Als Vorläufer dieser Arbeit und ihrem schillernden Spiel mit verschiedenen Umständen wie Aggregatzuständen ließe sich Vardags Ausstellung Speicher heranziehen, die 2021 im Berliner Ausstellungsraum New Toni zu sehen war und sozusagen den umgekehrten Weg ging. Die dort gezeigten, aus Buchensperrholz gefertigten modularen Kuben erinnerten, an die Wand gerückt, an architektonische Interventionen, und, frei im Raum gestellt, an klassische Minimal-Art-Objekte. Diese sehr „kunsthaften“, geschlossenen Objekte wurden anschließend nicht eingelagert, sondern in die Wohnung des Künstlers transportiert, wo sie nun, mit ihren offenen Seiten nach vorne, als Schränke dienen. „Gespeichert“ waren in ein und demselben letztlich einfachen Objekt verschiedene mögliche Zustände und Verwendungszwecke genauso wie bestimmte Erwartungen und Projektionen. 

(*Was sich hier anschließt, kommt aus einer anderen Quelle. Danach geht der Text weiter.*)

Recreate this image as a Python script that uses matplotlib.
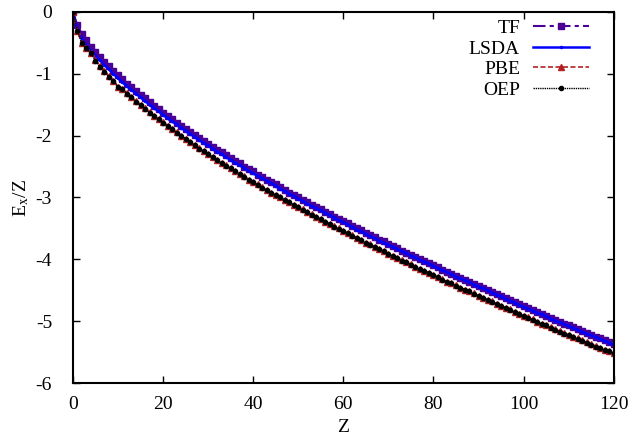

Womit wir bei der letzten Werkgruppe wären, die in Condition zu sehen ist und in der die teilweise dann doch verwirrende Komplexität, die sich aus im Grunde möglichst direktem und pragmatischem Umgang mit den Bedingungen und unterschiedlichen Zuständen ergibt, noch einmal besonders deutlich wird – ja, in der, wenn man so will, diese Komplexität fast schon klassisch „dargestellt“ wird. Die Rede ist von einer Serie von Kaltnadelradierungen mit unterschiedlichen Knotenmotiven, an der Vardag seit 2017 arbeitet und deren konkrete Ausführung und Präsentation stetig modifiziert wird. Die Motive dieser Radierungen gehen stets von einem gleichmäßigen Raster aus, verbinden die einzelnen Instanzen dieses Rasters jedoch jeweils unterschiedlich – in mal dickeren, mal dünneren, mal verworrenen, dann wieder nachvollziehbareren Strängen. Hier werden diese Arbeiten auf vom Künstler entworfenen Rahmen aus Buchenholz präsentiert, also demselben Material, aus dem auch die große Skulptur im Hauptraum der Galerie gefertigt ist. Die meisten der Blätter sind zudem doppelt bedruckt. Seltsame Vexierbilder entstehen, leicht verrutscht, verschoben und nicht ganz scharfzustellen, nicht zuletzt eine Darstellung unterschiedlicher Zustände derselben Werkserie auf ein und demselben Blatt Papier. Das Motiv liegt offen dar. Auch das Prinzip ist klar, geradezu einfach. Nur eben das Ergebnis nicht.